Selon Stephan Legein, les pouvoirs publics et les organismes douaniers sont déjà bien avancés dans cette direction. Et Geert De Wilde mise beaucoup, au nom de NxtPort, sur les potentialités de la chaîne de blocs et de l’intelligence artificielle pour mieux cartographier ces différents processus.
Trafic fluidifié
Le contexte dans lequel opère NxtPort ne se limite pas uniquement au port. ” Lorsqu’un porte-conteneurs chinois arrive chez nous, toute une chaîne logistique se met en place. Un grand nombre de camions quitte le port, ce qui se traduit par une hausse du trafic routier. Dès lors, nos données revêtent une certaine valeur pour les instances de gestion du trafic routier “, précise Geert De Wilde. Un message parfaitement bien compris par Bieke Moelans, chercheur en mobilité et en sécurité routière auprès de la Vlaamse Overheid. ” La science des données nous aide à résoudre les principaux problèmes de trafic et de sécurité routière.

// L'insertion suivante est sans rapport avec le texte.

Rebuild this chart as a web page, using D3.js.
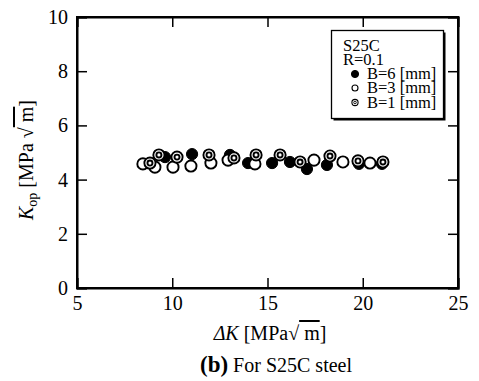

Les mesures de densité et d’intensité du trafic nous permettent d’évaluer assez précisément les risques de files – et même d’accidents – et d’y apporter les réponses adéquates. ”
En outre, la disponibilité des données doit permettre d’avertir automatiquement les chauffeurs lorsque ceux-ci approchent un ralentissement du trafic, ce qui peut réduire considérablement le nombre de collisions en chaîne. Un autre projet est consacré aux parkings publics le long des autoroutes. ” Les chauffeurs de poids lourds doivent respecter des temps de conduite et de pause obligatoires, explique Bieke Moelans. Comme ils ne connaissent pas le taux d’occupation des parkings autoroutiers, ils se voient parfois contraints de rouler plusieurs dizaines de kilomètres supplémentaires avant de pouvoir s’arrêter. Une situation que ces chauffeurs peuvent anticiper s’ils savent que le parking le plus proche offre encore de la place. ”
Moins de conteneurs vides
Bieke Moelans est un partisan convaincu de l’évolution modale en direction du trafic de fret partagé. Comme la réutilisation des conteneurs constitue à cet égard un maillon essentiel, le partage de données joue à nouveau un rôle primordial. L’éditeur anversois de logiciels Avantida a développé pour ce faire la plateforme cloud reUse, laquelle permet aux compagnies maritimes de proposer les conteneurs vides aux entreprises de transport afin de les réutiliser. Celles-ci vérifient à leur tour si elles peuvent charger du fret dans les environs de leur destination initiale. Ce faisant, le nombre de camions vides diminue sensiblement. Dans ce contexte, Avantida fait office d’acteur neutre entre les transporteurs et les compagnies maritimes. L’éditeur de logiciels a entamé ses activités en 2012 et a entre-temps déployé son application aux Etats-Unis et au Canada également.